First off, the contact information:  Want to get all the dirt on mineral extraction around Coos Bay?  Go to www.oregoncoastalalliance.org.  If Boardman lights your fire, www.gorgefriends.org.

Air Cascadia featured two lengthy interviews (Well, 'lengthy' for Air Cascadia...), leaving out the scant tatters of local news.  I shall address the ommission presently.  But first, a poem in protest to Daylight Savings Time:

'I Heard a Noise'

I heard a noise...Outside the door;  A sound I never heard before.   I went upstairs    To get my gun...But it was only Time's lost sun.

Family man and disgraced former CIA agent Harold “Jim” Nicholson asked a Virginia federal judge back in 1997  to send him to a prison near his Oregon family as he served 23 years for selling U.S. secrets to Russia.   Perhaps the judge ought to have next asked Nicholson why he wanted to be close to his family.  Turns out the reason was so that he could use his son  as a proxy to reach out to his former Russian handlers from behind bars at the federal prison in Sheridan west of Salem.   Nicholson will get eight years tacked onto his existing sentence if U.S. District Judge Anna Brown accepts a plea deal that Nicholson struck with federal prosecutors in the case.
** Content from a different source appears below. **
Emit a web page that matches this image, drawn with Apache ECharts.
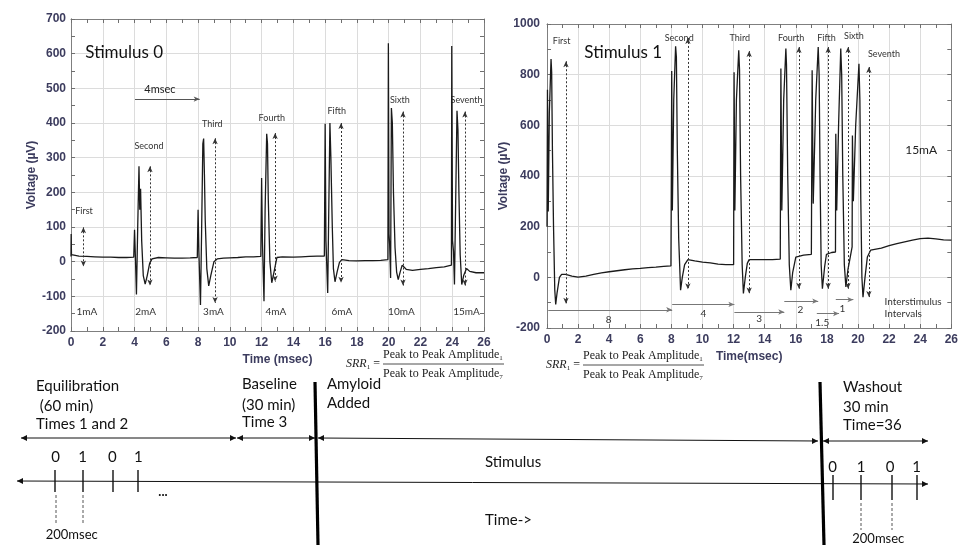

Is Oregon's mild-mannered GOP Representative Greg Walden ready to dip his bag in the hot Washington water?  To help lead the GOP's transition to power in the House,  yesterday Republicans tapped two newly elected congressmen who drew tea party backing in their campaigns.   Adam Kinzinger of Illinois and Tim Scott of South Carolina, who won endorsements by Sarah Palin and support from tea party activists, are part of a 22-member team charged with crafting new rules and smoothing the GOP's shift from minority to majority.   And Greg Walden leads the tea team.     Walden said he didn't choose the team based on whether they had tea party backing, telling reporters last week that he wasn't sure whether those he was recruiting were supported by the conservative-libertarian movement.

And This:  In Clackamas County Republican Alan Olsen has  a 225-vote edge over Democratic incumbent Martha Schrader with only 130 challenged votes yet to count.  County officials are waiting for a final number that would trigger a recount.   An Olsen victory would give Republicans 14 seats in the Senate, while Democrats have 15. That would keep alive the possibility the chamber might be divided between the parties, as the Oregon House will be, 30-30.   A Senate race in Southern Oregon remains to be resolved, and it was unclear yesterday  when that might happen. The Democratic candidate leads there.   The National Conference of State Legislatures says records back to the mid-1960s show that some states have seen ties in one chamber or the other of their legislatures, but not in both simultaneously.